### MATERIAL PROVIDED
╔══

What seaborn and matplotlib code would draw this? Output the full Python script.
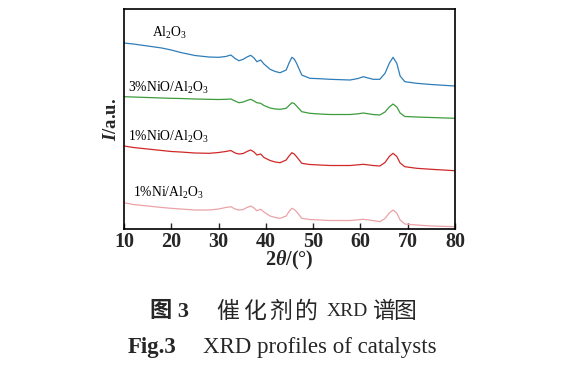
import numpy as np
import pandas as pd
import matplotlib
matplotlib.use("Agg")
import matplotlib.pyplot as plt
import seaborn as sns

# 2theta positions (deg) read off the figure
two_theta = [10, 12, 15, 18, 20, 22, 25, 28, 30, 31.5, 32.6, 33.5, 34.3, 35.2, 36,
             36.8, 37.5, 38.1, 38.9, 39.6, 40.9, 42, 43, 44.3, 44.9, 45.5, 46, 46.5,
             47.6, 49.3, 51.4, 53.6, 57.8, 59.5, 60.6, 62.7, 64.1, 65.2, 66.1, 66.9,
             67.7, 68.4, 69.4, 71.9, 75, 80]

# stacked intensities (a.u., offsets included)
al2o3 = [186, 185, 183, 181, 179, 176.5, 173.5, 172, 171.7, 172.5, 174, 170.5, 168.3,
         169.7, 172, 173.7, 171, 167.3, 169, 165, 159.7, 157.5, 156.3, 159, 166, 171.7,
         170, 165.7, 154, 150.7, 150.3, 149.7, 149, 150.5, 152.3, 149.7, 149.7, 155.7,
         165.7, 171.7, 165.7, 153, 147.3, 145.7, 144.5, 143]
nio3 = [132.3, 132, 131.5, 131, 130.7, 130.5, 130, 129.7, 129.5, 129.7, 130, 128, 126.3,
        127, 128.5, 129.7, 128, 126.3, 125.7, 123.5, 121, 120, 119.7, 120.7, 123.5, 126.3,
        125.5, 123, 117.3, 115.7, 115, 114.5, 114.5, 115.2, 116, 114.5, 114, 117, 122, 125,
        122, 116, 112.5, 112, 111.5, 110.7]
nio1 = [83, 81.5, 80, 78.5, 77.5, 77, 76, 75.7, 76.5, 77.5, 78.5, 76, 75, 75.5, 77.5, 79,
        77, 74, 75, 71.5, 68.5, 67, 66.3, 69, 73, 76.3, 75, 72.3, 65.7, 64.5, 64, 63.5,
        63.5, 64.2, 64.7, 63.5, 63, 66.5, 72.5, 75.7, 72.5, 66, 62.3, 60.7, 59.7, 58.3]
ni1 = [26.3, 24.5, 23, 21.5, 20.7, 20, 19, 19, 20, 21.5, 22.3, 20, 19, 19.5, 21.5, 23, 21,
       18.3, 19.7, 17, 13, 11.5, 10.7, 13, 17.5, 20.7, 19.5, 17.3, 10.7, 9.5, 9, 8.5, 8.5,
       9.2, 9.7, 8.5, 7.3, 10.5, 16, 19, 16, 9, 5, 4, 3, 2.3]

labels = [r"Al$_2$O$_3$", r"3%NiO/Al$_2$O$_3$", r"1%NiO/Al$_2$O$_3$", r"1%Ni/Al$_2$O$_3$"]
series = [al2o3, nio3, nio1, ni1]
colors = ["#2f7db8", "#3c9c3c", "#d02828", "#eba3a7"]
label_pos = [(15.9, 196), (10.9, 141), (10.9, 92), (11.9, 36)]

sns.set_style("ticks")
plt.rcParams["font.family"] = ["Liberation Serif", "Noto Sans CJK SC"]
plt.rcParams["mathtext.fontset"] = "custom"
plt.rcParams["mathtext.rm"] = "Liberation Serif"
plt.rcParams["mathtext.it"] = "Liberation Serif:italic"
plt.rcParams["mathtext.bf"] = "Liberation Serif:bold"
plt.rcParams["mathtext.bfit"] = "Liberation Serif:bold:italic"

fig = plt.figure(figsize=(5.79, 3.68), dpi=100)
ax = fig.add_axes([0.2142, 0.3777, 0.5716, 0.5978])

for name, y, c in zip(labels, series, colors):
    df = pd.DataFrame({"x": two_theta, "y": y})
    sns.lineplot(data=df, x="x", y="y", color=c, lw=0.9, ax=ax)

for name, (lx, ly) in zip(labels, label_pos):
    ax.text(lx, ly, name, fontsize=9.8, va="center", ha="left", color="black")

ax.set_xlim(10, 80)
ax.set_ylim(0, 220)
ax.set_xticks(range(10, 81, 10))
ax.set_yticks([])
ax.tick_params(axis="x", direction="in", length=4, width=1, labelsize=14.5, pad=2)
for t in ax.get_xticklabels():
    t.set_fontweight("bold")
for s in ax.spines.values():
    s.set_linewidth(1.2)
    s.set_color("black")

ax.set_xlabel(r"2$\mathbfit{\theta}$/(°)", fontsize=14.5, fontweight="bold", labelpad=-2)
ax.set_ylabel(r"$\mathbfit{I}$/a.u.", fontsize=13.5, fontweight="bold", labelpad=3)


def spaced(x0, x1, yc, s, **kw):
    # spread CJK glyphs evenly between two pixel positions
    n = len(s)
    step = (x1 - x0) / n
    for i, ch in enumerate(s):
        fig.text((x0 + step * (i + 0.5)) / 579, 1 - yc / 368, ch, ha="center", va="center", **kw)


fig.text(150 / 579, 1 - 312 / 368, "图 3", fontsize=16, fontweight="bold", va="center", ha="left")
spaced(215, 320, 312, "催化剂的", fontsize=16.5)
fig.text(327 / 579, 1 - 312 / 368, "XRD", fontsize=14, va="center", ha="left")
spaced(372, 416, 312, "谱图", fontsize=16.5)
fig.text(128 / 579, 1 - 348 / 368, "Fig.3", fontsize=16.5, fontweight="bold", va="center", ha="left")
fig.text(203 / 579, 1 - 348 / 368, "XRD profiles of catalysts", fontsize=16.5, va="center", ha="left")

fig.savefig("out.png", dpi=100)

╚══
╔══

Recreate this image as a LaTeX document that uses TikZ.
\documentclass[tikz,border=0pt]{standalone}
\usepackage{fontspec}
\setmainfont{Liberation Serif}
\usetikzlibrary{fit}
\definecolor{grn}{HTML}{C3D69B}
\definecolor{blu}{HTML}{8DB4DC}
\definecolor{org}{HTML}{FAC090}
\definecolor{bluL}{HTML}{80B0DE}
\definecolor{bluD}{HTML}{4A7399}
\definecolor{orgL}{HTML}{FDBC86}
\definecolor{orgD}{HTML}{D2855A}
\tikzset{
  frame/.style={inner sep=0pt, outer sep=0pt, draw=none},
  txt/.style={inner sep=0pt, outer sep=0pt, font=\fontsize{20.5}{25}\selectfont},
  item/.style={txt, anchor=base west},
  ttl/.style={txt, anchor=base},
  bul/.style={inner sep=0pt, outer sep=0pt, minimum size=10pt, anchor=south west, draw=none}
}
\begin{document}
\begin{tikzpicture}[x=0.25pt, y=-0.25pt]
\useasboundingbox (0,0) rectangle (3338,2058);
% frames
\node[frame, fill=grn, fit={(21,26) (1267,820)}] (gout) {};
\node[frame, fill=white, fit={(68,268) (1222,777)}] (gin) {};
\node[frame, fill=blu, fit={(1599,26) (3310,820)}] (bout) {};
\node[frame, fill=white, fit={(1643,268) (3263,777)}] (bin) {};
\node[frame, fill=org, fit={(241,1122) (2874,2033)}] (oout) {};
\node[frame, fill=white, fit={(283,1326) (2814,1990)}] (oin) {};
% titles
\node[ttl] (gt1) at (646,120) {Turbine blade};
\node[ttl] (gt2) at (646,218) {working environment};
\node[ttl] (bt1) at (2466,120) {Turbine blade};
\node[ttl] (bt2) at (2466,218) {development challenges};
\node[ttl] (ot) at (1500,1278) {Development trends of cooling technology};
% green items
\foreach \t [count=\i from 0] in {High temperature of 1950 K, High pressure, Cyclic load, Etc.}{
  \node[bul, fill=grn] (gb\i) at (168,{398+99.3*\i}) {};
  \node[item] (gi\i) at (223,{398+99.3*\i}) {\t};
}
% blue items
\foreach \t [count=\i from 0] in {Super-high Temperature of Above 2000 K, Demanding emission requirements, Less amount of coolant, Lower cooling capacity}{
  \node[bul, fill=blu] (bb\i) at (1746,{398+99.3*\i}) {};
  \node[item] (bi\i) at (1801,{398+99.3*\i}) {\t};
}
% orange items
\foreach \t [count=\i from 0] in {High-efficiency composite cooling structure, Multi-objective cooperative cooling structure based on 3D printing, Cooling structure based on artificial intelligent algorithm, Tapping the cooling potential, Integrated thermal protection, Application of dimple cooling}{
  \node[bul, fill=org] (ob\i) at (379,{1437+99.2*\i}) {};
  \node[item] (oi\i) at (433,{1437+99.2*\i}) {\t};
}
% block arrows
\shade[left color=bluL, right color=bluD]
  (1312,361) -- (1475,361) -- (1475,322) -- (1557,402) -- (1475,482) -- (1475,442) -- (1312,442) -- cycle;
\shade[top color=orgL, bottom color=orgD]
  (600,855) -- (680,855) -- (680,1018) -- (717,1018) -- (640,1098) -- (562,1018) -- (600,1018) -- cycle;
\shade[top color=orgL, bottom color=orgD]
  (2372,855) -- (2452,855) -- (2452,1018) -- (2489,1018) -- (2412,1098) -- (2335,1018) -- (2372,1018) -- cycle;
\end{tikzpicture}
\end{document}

╚══

### YOUR GOAL
Give back only the lines from the one holding "What seaborn and" through the one holding "import seaborn as sns", both kept, exactly as written. Omit the images.

### RESPONSE TO THE EXERCISE
What seaborn and matplotlib code would draw this? Output the full Python script.
import numpy as np
import pandas as pd
import matplotlib
matplotlib.use("Agg")
import matplotlib.pyplot as plt
import seaborn as sns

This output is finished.